[Start of Source data]

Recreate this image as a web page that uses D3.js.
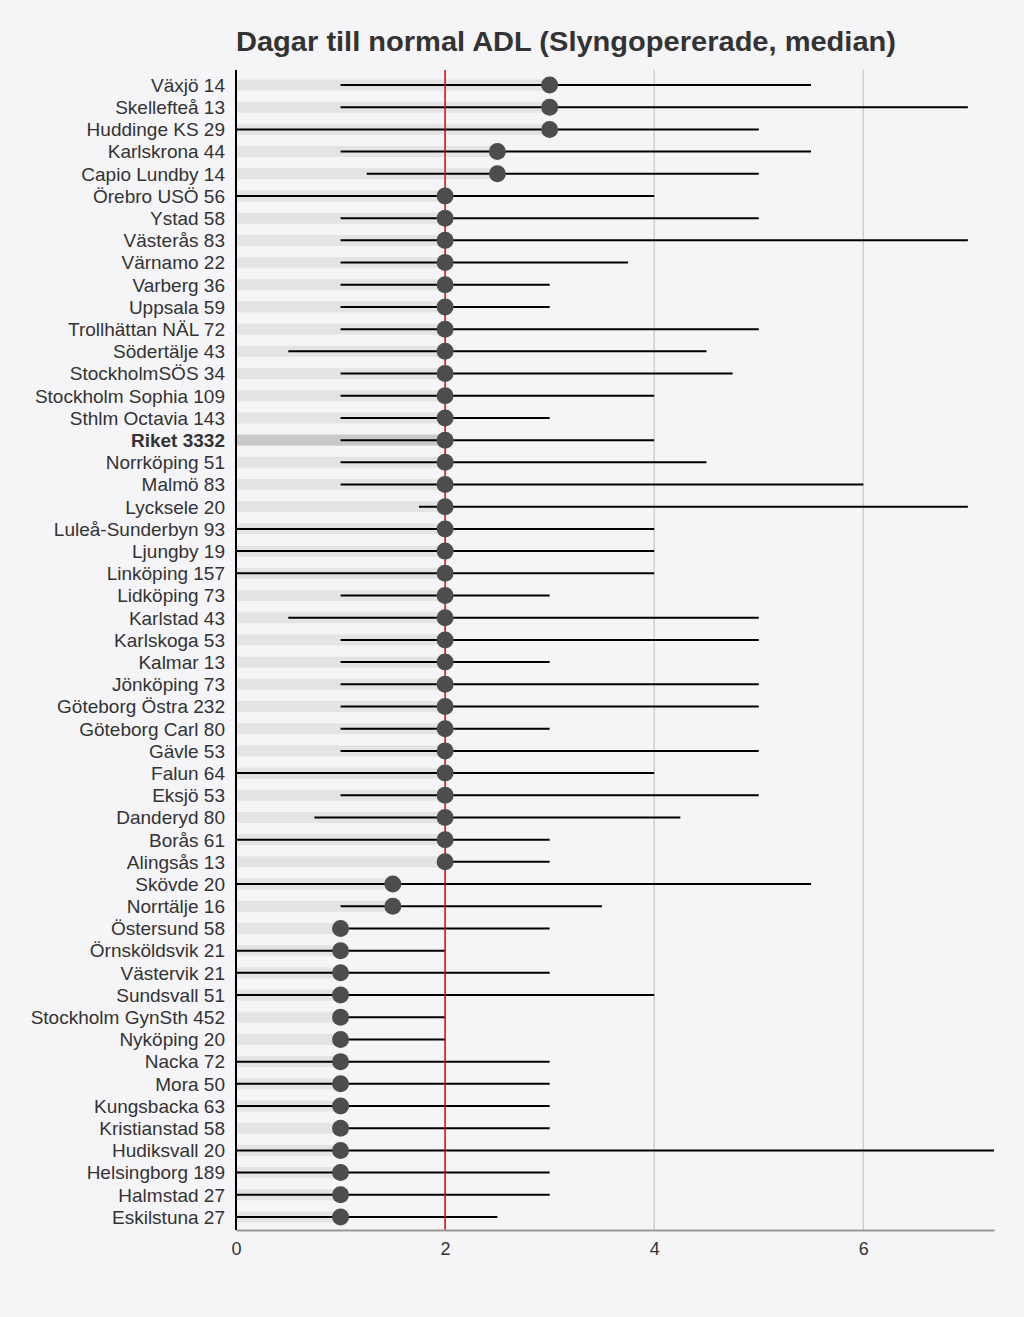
<!DOCTYPE html>
<html>
<head>
<meta charset="utf-8">
<script src="https://cdn.jsdelivr.net/npm/d3@7"></script>
<style>
  html, body { margin: 0; padding: 0; background: #f5f4f7; }
  svg { display: block; }
</style>
</head>
<body>
<svg id="chart" width="1024" height="1317"></svg>
<script>
const title = "Dagar till normal ADL (Slyngopererade, median)";
const units = ["Växjö","Skellefteå","Huddinge KS","Karlskrona","Capio Lundby","Örebro USÖ","Ystad","Västerås","Värnamo","Varberg","Uppsala","Trollhättan NÄL","Södertälje","StockholmSÖS","Stockholm Sophia","Sthlm Octavia","Riket","Norrköping","Malmö","Lycksele","Luleå-Sunderbyn","Ljungby","Linköping","Lidköping","Karlstad","Karlskoga","Kalmar","Jönköping","Göteborg Östra","Göteborg Carl","Gävle","Falun","Eksjö","Danderyd","Borås","Alingsås","Skövde","Norrtälje","Östersund","Örnsköldsvik","Västervik","Sundsvall","Stockholm GynSth","Nyköping","Nacka","Mora","Kungsbacka","Kristianstad","Hudiksvall","Helsingborg","Halmstad","Eskilstuna"];
const counts = [14,13,29,44,14,56,58,83,22,36,59,72,43,34,109,143,3332,51,83,20,93,19,157,73,43,53,13,73,232,80,53,64,53,80,61,13,20,16,58,21,21,51,452,20,72,50,63,58,20,189,27,27];
const lowerQ = [1,1,0,1,1.25,0,1,1,1,1,1,1,0.5,1,1,1,1,1,1,1.75,0,0,0,1,0.5,1,1,1,1,1,1,0,1,0.75,0,2,0,1,1,0,0,0,1,1,0,0,0,1,0,0,0,0];
const medians = [3,3,3,2.5,2.5,2,2,2,2,2,2,2,2,2,2,2,2,2,2,2,2,2,2,2,2,2,2,2,2,2,2,2,2,2,2,2,1.5,1.5,1,1,1,1,1,1,1,1,1,1,1,1,1,1];
const upperQ = [5.5,7,5,5.5,5,4,5,7,3.75,3,3,5,4.5,4.75,4,3,4,4.5,6,7,4,4,4,3,5,5,3,5,5,3,5,4,5,4.25,3,3,5.5,3.5,3,2,3,4,2,2,3,3,3,3,7.25,3,3,2.5];
const xTicks = [0,2,4,6];
const refValue = 2;
const totalLabel = "Riket";

const rows = units.map((u,i) => ({
  label: u + " " + counts[i], unit: u, lo: lowerQ[i], med: medians[i], hi: upperQ[i]
}));

const svg = d3.select("#chart");
const plotLeft = 236, plotRight = 994, plotTop = 70, plotBottom = 1230;

const x = d3.scaleLinear().domain([0, 7.25]).range([plotLeft, plotRight]);
const y = d3.scalePoint().domain(rows.map(d => d.label)).range([85, 1217]);

// title
svg.append("text").attr("x", 566).attr("y", 51).attr("text-anchor","middle")
  .attr("font-family","Liberation Sans, Arial, sans-serif").attr("font-weight","bold")
  .attr("font-size", 27).attr("fill","#333").attr("textLength", 660).attr("lengthAdjust","spacingAndGlyphs")
  .text(title);

// grid lines
svg.append("g").selectAll("line").data(xTicks.filter(t => t > 0 && t !== refValue)).join("line")
  .attr("x1", d => x(d)).attr("x2", d => x(d)).attr("y1", plotTop).attr("y2", plotBottom)
  .attr("stroke", "#cfcfcf").attr("stroke-width", 1.5);

// background bars 0 -> median
svg.append("g").selectAll("rect").data(rows).join("rect")
  .attr("x", x(0)).attr("y", d => y(d.label) - 5.5)
  .attr("width", d => x(d.med) - x(0)).attr("height", 11)
  .attr("fill", d => d.unit === totalLabel ? "#c9c9c9" : "#e4e4e4");

// whiskers
svg.append("g").selectAll("line").data(rows).join("line")
  .attr("x1", d => x(d.lo)).attr("x2", d => x(d.hi))
  .attr("y1", d => y(d.label)).attr("y2", d => y(d.label))
  .attr("stroke", "#000").attr("stroke-width", 2);

// reference line
svg.append("line").attr("x1", x(refValue)).attr("x2", x(refValue))
  .attr("y1", plotTop).attr("y2", plotBottom).attr("stroke", "#e00000").attr("stroke-width", 1.5);

// dots
svg.append("g").selectAll("circle").data(rows).join("circle")
  .attr("cx", d => x(d.med)).attr("cy", d => y(d.label)).attr("r", 8.5)
  .attr("fill", "#4d4d4d");

// y labels
svg.append("g").selectAll("text").data(rows).join("text")
  .attr("x", 225).attr("y", d => y(d.label)).attr("dy", "0.36em")
  .attr("text-anchor", "end").attr("font-family","Liberation Sans, Arial, sans-serif")
  .attr("font-size", 19).attr("fill", "#333")
  .attr("font-weight", d => d.unit === totalLabel ? "bold" : "normal")
  .text(d => d.label);

// left axis line
svg.append("line").attr("x1", plotLeft).attr("x2", plotLeft).attr("y1", plotTop).attr("y2", plotBottom)
  .attr("stroke", "#000").attr("stroke-width", 2);

// bottom axis
const xAxis = d3.axisBottom(x).tickValues(xTicks).tickSize(0).tickPadding(12).tickFormat(d3.format("d"));
const gx = svg.append("g").attr("transform", `translate(0,${plotBottom})`).call(xAxis);
gx.select(".domain").attr("stroke", "#999").attr("stroke-width", 2);
gx.selectAll("text").attr("font-family","Liberation Sans, Arial, sans-serif").attr("font-size", 18).attr("fill", "#333");
</script>
</body>
</html>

[End of Source data]

» **What the task requires**
Pictures in the data above should not be copied; transcribe everything else exactly.

» **Reply**
Recreate this image as a web page that uses D3.js.
<!DOCTYPE html>
<html>
<head>
<meta charset="utf-8">
<script src="https://cdn.jsdelivr.net/npm/d3@7"></script>
<style>
  html, body { margin: 0; padding: 0; background: #f5f4f7; }
  svg { display: block; }
</style>
</head>
<body>
<svg id="chart" width="1024" height="1317"></svg>
<script>
const title = "Dagar till normal ADL (Slyngopererade, median)";
const units = ["Växjö","Skellefteå","Huddinge KS","Karlskrona","Capio Lundby","Örebro USÖ","Ystad","Västerås","Värnamo","Varberg","Uppsala","Trollhättan NÄL","Södertälje","StockholmSÖS","Stockholm Sophia","Sthlm Octavia","Riket","Norrköping","Malmö","Lycksele","Luleå-Sunderbyn","Ljungby","Linköping","Lidköping","Karlstad","Karlskoga","Kalmar","Jönköping","Göteborg Östra","Göteborg Carl","Gävle","Falun","Eksjö","Danderyd","Borås","Alingsås","Skövde","Norrtälje","Östersund","Örnsköldsvik","Västervik","Sundsvall","Stockholm GynSth","Nyköping","Nacka","Mora","Kungsbacka","Kristianstad","Hudiksvall","Helsingborg","Halmstad","Eskilstuna"];
const counts = [14,13,29,44,14,56,58,83,22,36,59,72,43,34,109,143,3332,51,83,20,93,19,157,73,43,53,13,73,232,80,53,64,53,80,61,13,20,16,58,21,21,51,452,20,72,50,63,58,20,189,27,27];
const lowerQ = [1,1,0,1,1.25,0,1,1,1,1,1,1,0.5,1,1,1,1,1,1,1.75,0,0,0,1,0.5,1,1,1,1,1,1,0,1,0.75,0,2,0,1,1,0,0,0,1,1,0,0,0,1,0,0,0,0];
const medians = [3,3,3,2.5,2.5,2,2,2,2,2,2,2,2,2,2,2,2,2,2,2,2,2,2,2,2,2,2,2,2,2,2,2,2,2,2,2,1.5,1.5,1,1,1,1,1,1,1,1,1,1,1,1,1,1];
const upperQ = [5.5,7,5,5.5,5,4,5,7,3.75,3,3,5,4.5,4.75,4,3,4,4.5,6,7,4,4,4,3,5,5,3,5,5,3,5,4,5,4.25,3,3,5.5,3.5,3,2,3,4,2,2,3,3,3,3,7.25,3,3,2.5];
const xTicks = [0,2,4,6];
const refValue = 2;
const totalLabel = "Riket";

const rows = units.map((u,i) => ({
  label: u + " " + counts[i], unit: u, lo: lowerQ[i], med: medians[i], hi: upperQ[i]
}));

const svg = d3.select("#chart");
const plotLeft = 236, plotRight = 994, plotTop = 70, plotBottom = 1230;

const x = d3.scaleLinear().domain([0, 7.25]).range([plotLeft, plotRight]);
const y = d3.scalePoint().domain(rows.map(d => d.label)).range([85, 1217]);

// title
svg.append("text").attr("x", 566).attr("y", 51).attr("text-anchor","middle")
  .attr("font-family","Liberation Sans, Arial, sans-serif").attr("font-weight","bold")
  .attr("font-size", 27).attr("fill","#333").attr("textLength", 660).attr("lengthAdjust","spacingAndGlyphs")
  .text(title);

// grid lines
svg.append("g").selectAll("line").data(xTicks.filter(t => t > 0 && t !== refValue)).join("line")
  .attr("x1", d => x(d)).attr("x2", d => x(d)).attr("y1", plotTop).attr("y2", plotBottom)
  .attr("stroke", "#cfcfcf").attr("stroke-width", 1.5);

// background bars 0 -> median
svg.append("g").selectAll("rect").data(rows).join("rect")
  .attr("x", x(0)).attr("y", d => y(d.label) - 5.5)
  .attr("width", d => x(d.med) - x(0)).attr("height", 11)
  .attr("fill", d => d.unit === totalLabel ? "#c9c9c9" : "#e4e4e4");

// whiskers
svg.append("g").selectAll("line").data(rows).join("line")
  .attr("x1", d => x(d.lo)).attr("x2", d => x(d.hi))
  .attr("y1", d => y(d.label)).attr("y2", d => y(d.label))
  .attr("stroke", "#000").attr("stroke-width", 2);

// reference line
svg.append("line").attr("x1", x(refValue)).attr("x2", x(refValue))
  .attr("y1", plotTop).attr("y2", plotBottom).attr("stroke", "#e00000").attr("stroke-width", 1.5);

// dots
svg.append("g").selectAll("circle").data(rows).join("circle")
  .attr("cx", d => x(d.med)).attr("cy", d => y(d.label)).attr("r", 8.5)
  .attr("fill", "#4d4d4d");

// y labels
svg.append("g").selectAll("text").data(rows).join("text")
  .attr("x", 225).attr("y", d => y(d.label)).attr("dy", "0.36em")
  .attr("text-anchor", "end").attr("font-family","Liberation Sans, Arial, sans-serif")
  .attr("font-size", 19).attr("fill", "#333")
  .attr("font-weight", d => d.unit === totalLabel ? "bold" : "normal")
  .text(d => d.label);

// left axis line
svg.append("line").attr("x1", plotLeft).attr("x2", plotLeft).attr("y1", plotTop).attr("y2", plotBottom)
  .attr("stroke", "#000").attr("stroke-width", 2);

// bottom axis
const xAxis = d3.axisBottom(x).tickValues(xTicks).tickSize(0).tickPadding(12).tickFormat(d3.format("d"));
const gx = svg.append("g").attr("transform", `translate(0,${plotBottom})`).call(xAxis);
gx.select(".domain").attr("stroke", "#999").attr("stroke-width", 2);
gx.selectAll("text").attr("font-family","Liberation Sans, Arial, sans-serif").attr("font-size", 18).attr("fill", "#333");
</script>
</body>
</html>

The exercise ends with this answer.